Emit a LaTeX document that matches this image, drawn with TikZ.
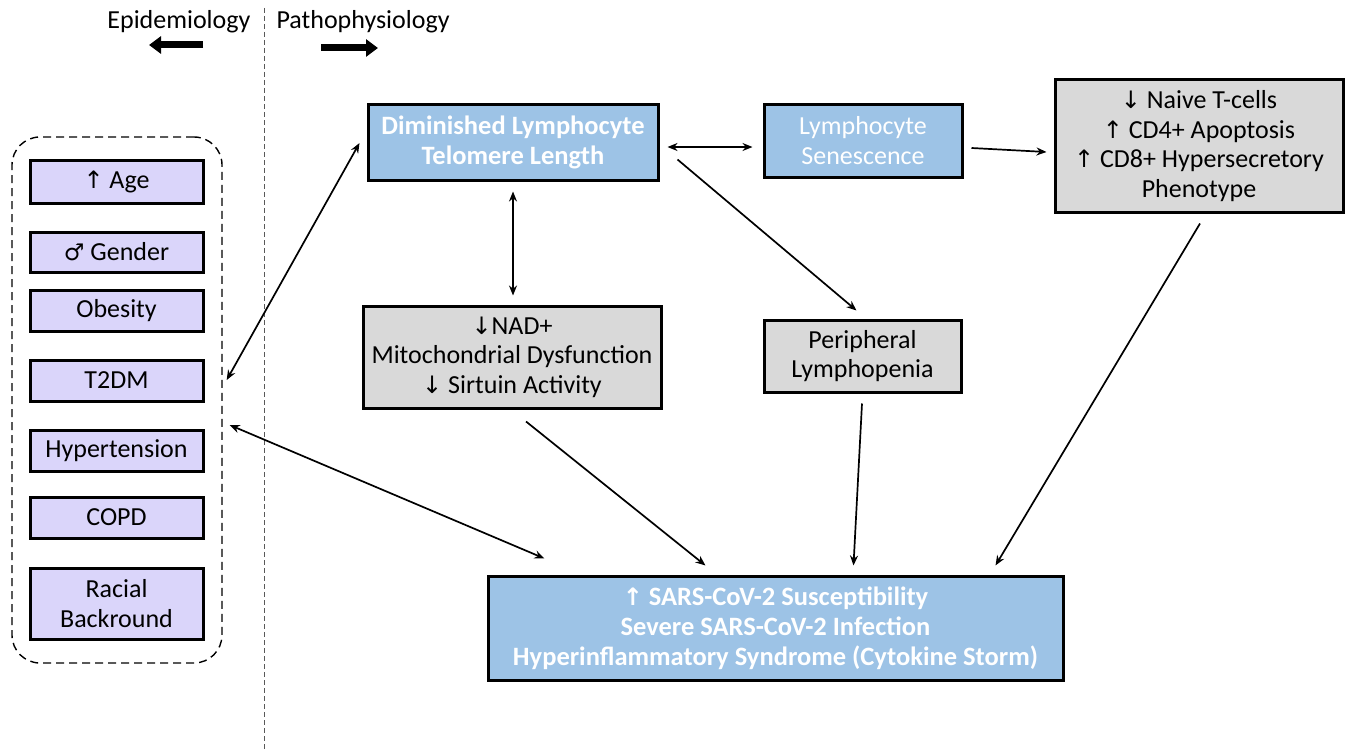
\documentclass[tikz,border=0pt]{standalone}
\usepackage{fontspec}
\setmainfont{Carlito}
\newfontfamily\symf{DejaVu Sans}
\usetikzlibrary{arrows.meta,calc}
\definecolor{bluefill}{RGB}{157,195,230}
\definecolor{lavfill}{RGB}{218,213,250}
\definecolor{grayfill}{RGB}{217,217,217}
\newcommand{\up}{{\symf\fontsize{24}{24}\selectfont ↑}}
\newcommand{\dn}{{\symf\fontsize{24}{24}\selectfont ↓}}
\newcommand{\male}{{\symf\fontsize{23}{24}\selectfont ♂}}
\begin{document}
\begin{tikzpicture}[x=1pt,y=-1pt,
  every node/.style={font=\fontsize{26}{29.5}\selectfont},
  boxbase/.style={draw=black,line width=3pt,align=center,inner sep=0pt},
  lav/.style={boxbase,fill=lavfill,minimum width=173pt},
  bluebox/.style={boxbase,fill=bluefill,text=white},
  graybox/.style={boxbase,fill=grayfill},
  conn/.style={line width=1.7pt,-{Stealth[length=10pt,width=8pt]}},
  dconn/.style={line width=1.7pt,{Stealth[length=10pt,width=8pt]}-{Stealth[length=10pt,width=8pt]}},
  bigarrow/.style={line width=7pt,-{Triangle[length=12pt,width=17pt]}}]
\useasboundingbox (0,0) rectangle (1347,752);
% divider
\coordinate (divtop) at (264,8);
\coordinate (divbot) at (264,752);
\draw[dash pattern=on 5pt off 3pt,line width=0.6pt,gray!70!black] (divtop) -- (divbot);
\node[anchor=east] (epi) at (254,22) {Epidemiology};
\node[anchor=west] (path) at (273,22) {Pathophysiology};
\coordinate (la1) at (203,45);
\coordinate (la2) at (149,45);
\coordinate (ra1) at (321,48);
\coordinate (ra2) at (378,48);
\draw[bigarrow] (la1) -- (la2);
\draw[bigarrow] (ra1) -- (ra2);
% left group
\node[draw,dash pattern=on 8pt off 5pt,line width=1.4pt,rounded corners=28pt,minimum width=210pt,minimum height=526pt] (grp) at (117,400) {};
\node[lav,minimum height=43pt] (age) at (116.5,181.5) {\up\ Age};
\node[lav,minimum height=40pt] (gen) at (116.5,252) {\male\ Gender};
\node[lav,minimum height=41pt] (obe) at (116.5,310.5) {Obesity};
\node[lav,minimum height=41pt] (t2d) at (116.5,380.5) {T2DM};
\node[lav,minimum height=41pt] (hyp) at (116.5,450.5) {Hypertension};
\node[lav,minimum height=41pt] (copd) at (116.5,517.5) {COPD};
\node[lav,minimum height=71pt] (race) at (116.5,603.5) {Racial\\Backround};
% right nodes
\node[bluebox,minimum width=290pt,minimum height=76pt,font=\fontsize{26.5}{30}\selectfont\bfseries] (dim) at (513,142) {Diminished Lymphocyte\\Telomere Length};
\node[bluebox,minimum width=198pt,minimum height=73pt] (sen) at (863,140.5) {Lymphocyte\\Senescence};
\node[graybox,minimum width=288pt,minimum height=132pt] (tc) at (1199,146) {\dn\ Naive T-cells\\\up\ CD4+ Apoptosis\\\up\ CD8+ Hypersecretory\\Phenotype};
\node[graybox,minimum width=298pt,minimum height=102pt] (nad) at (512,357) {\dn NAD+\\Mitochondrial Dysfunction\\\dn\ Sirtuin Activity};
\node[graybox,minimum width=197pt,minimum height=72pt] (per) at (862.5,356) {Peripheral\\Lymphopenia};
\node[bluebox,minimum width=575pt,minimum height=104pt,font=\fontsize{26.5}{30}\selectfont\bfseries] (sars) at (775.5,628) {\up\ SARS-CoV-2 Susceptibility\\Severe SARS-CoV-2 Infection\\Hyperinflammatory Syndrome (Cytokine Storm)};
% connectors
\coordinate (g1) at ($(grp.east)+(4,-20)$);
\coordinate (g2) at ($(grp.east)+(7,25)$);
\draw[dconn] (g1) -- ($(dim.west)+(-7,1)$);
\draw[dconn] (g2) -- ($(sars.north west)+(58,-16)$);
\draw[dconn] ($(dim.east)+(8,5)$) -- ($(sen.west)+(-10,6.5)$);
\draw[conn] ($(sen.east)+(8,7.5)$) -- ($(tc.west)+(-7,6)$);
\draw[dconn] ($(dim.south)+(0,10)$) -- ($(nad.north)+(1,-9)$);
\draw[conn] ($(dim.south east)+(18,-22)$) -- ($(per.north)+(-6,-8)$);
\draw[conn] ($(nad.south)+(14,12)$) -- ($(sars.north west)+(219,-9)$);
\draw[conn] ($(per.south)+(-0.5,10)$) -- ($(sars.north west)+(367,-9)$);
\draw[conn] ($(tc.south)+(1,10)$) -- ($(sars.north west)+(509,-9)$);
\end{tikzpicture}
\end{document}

## TO DO
Repeat the material above word for word and skip every image in it.

## CORRECT RESULT
Emit a LaTeX document that matches this image, drawn with TikZ.
\documentclass[tikz,border=0pt]{standalone}
\usepackage{fontspec}
\setmainfont{Carlito}
\newfontfamily\symf{DejaVu Sans}
\usetikzlibrary{arrows.meta,calc}
\definecolor{bluefill}{RGB}{157,195,230}
\definecolor{lavfill}{RGB}{218,213,250}
\definecolor{grayfill}{RGB}{217,217,217}
\newcommand{\up}{{\symf\fontsize{24}{24}\selectfont ↑}}
\newcommand{\dn}{{\symf\fontsize{24}{24}\selectfont ↓}}
\newcommand{\male}{{\symf\fontsize{23}{24}\selectfont ♂}}
\begin{document}
\begin{tikzpicture}[x=1pt,y=-1pt,
  every node/.style={font=\fontsize{26}{29.5}\selectfont},
  boxbase/.style={draw=black,line width=3pt,align=center,inner sep=0pt},
  lav/.style={boxbase,fill=lavfill,minimum width=173pt},
  bluebox/.style={boxbase,fill=bluefill,text=white},
  graybox/.style={boxbase,fill=grayfill},
  conn/.style={line width=1.7pt,-{Stealth[length=10pt,width=8pt]}},
  dconn/.style={line width=1.7pt,{Stealth[length=10pt,width=8pt]}-{Stealth[length=10pt,width=8pt]}},
  bigarrow/.style={line width=7pt,-{Triangle[length=12pt,width=17pt]}}]
\useasboundingbox (0,0) rectangle (1347,752);
% divider
\coordinate (divtop) at (264,8);
\coordinate (divbot) at (264,752);
\draw[dash pattern=on 5pt off 3pt,line width=0.6pt,gray!70!black] (divtop) -- (divbot);
\node[anchor=east] (epi) at (254,22) {Epidemiology};
\node[anchor=west] (path) at (273,22) {Pathophysiology};
\coordinate (la1) at (203,45);
\coordinate (la2) at (149,45);
\coordinate (ra1) at (321,48);
\coordinate (ra2) at (378,48);
\draw[bigarrow] (la1) -- (la2);
\draw[bigarrow] (ra1) -- (ra2);
% left group
\node[draw,dash pattern=on 8pt off 5pt,line width=1.4pt,rounded corners=28pt,minimum width=210pt,minimum height=526pt] (grp) at (117,400) {};
\node[lav,minimum height=43pt] (age) at (116.5,181.5) {\up\ Age};
\node[lav,minimum height=40pt] (gen) at (116.5,252) {\male\ Gender};
\node[lav,minimum height=41pt] (obe) at (116.5,310.5) {Obesity};
\node[lav,minimum height=41pt] (t2d) at (116.5,380.5) {T2DM};
\node[lav,minimum height=41pt] (hyp) at (116.5,450.5) {Hypertension};
\node[lav,minimum height=41pt] (copd) at (116.5,517.5) {COPD};
\node[lav,minimum height=71pt] (race) at (116.5,603.5) {Racial\\Backround};
% right nodes
\node[bluebox,minimum width=290pt,minimum height=76pt,font=\fontsize{26.5}{30}\selectfont\bfseries] (dim) at (513,142) {Diminished Lymphocyte\\Telomere Length};
\node[bluebox,minimum width=198pt,minimum height=73pt] (sen) at (863,140.5) {Lymphocyte\\Senescence};
\node[graybox,minimum width=288pt,minimum height=132pt] (tc) at (1199,146) {\dn\ Naive T-cells\\\up\ CD4+ Apoptosis\\\up\ CD8+ Hypersecretory\\Phenotype};
\node[graybox,minimum width=298pt,minimum height=102pt] (nad) at (512,357) {\dn NAD+\\Mitochondrial Dysfunction\\\dn\ Sirtuin Activity};
\node[graybox,minimum width=197pt,minimum height=72pt] (per) at (862.5,356) {Peripheral\\Lymphopenia};
\node[bluebox,minimum width=575pt,minimum height=104pt,font=\fontsize{26.5}{30}\selectfont\bfseries] (sars) at (775.5,628) {\up\ SARS-CoV-2 Susceptibility\\Severe SARS-CoV-2 Infection\\Hyperinflammatory Syndrome (Cytokine Storm)};
% connectors
\coordinate (g1) at ($(grp.east)+(4,-20)$);
\coordinate (g2) at ($(grp.east)+(7,25)$);
\draw[dconn] (g1) -- ($(dim.west)+(-7,1)$);
\draw[dconn] (g2) -- ($(sars.north west)+(58,-16)$);
\draw[dconn] ($(dim.east)+(8,5)$) -- ($(sen.west)+(-10,6.5)$);
\draw[conn] ($(sen.east)+(8,7.5)$) -- ($(tc.west)+(-7,6)$);
\draw[dconn] ($(dim.south)+(0,10)$) -- ($(nad.north)+(1,-9)$);
\draw[conn] ($(dim.south east)+(18,-22)$) -- ($(per.north)+(-6,-8)$);
\draw[conn] ($(nad.south)+(14,12)$) -- ($(sars.north west)+(219,-9)$);
\draw[conn] ($(per.south)+(-0.5,10)$) -- ($(sars.north west)+(367,-9)$);
\draw[conn] ($(tc.south)+(1,10)$) -- ($(sars.north west)+(509,-9)$);
\end{tikzpicture}
\end{document}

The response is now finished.